Celibacy Is Not the Reason Some Catholic Priests Are Sexually Abusing Kids

By Thomas McDaniels
Fox News
July 25, 2019

With the numerous sex scandals within the Catholic Church, some are appealing for the church to take a more in-depth review and reconsider the qualification of celibacy and the priesthood.

This clearly validates the question: Is the epidemic of sexual failure in the Catholic church due to men being unable to marry?

The question is legitimate; however, Evangelicals and other denominations are likewise experiencing sexual failures among pastors and ministers that are married. "Focus On the Family" reported that 21 percent of Evangelical/Protestant pastors have also had improper sexual contact with members of their congregations. “Focus on the Family” also reported that 60 percent of married Evangelical pastors have an issue with some form of pornography.

This dilemma is not new and is undeniably not unique to the Catholic faith.

Over 100 years ago, the Catholic Encyclopedia published; "We do not abolish Christian marriage because so large a proportion of mankind are not faithful to the restraints which it imposes on human concupiscence. No one believes that civilized nations would be cleaner or purer if polygamy were substituted for monogamy.” Neither is there any reason to suppose that the scandals would be fewer and the clergy more respected if Catholic priests were permitted to marry."

Some think if priests were married it would solve sexual abuse and moral decline within the church.

Years of data has proven that celibacy is not the problem, nor should anyone conclude that celibacy is a contributor to sexual abuse.

There is no evidence that having an outlet to fulfill sexual desire prevents sexual abuse.

Sexual sin is a clearly a problem that harms people, destroys families, and hurts children.

There is absolutely no room for sexual abuse of any nature, specifically toward children.

One approach to alleviate the problem would be to better qualify the priests and ministers.
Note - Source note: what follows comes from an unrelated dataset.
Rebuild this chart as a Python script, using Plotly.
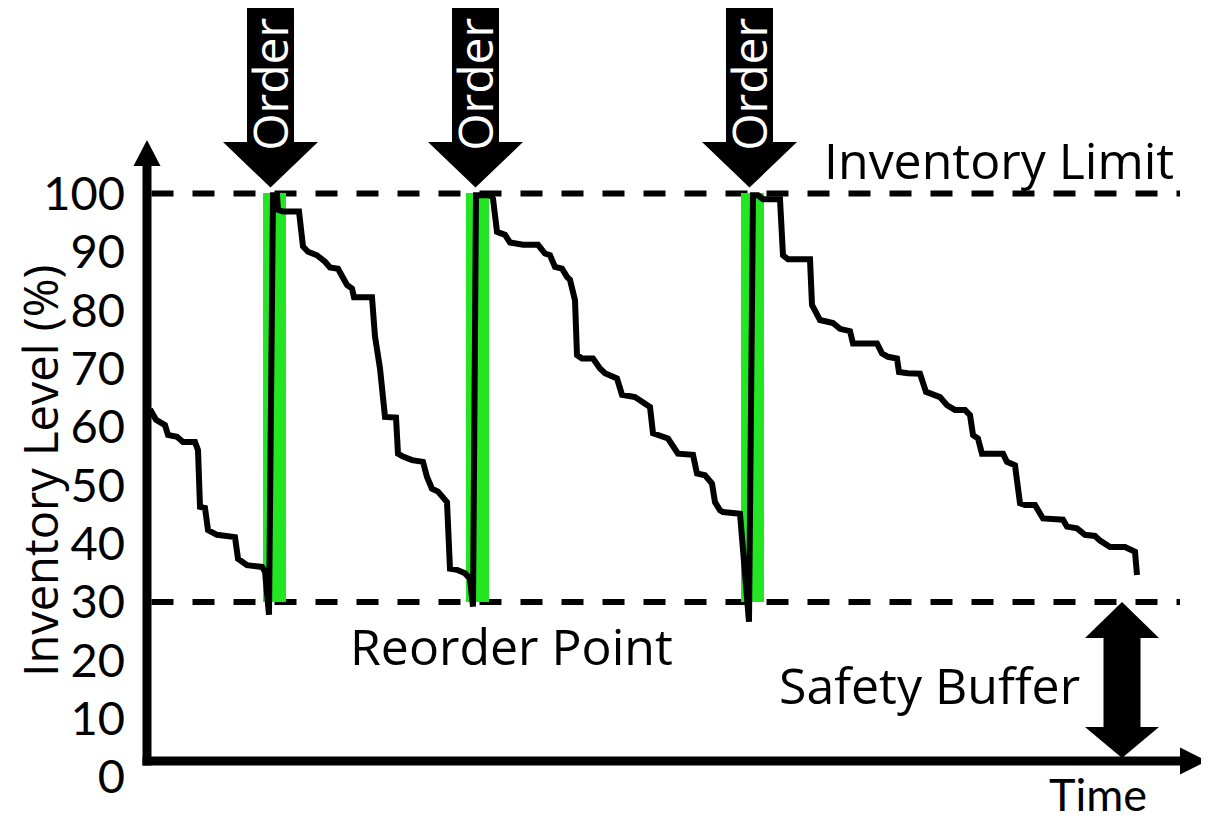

In the coming years, all churches must improve their efforts to provide a high level of accountability and protection for both the ministers and the congregants.

Churches must become reliable again, and a place where people never fear sexual abuse.

It is also vital that we show appreciation and honor to the thousands of priests and ministers who have served the church with virtue and fidelity.

Celibacy is not the central matter of sensual sin, but sexual abuse is a travesty everyone can certainly stand against.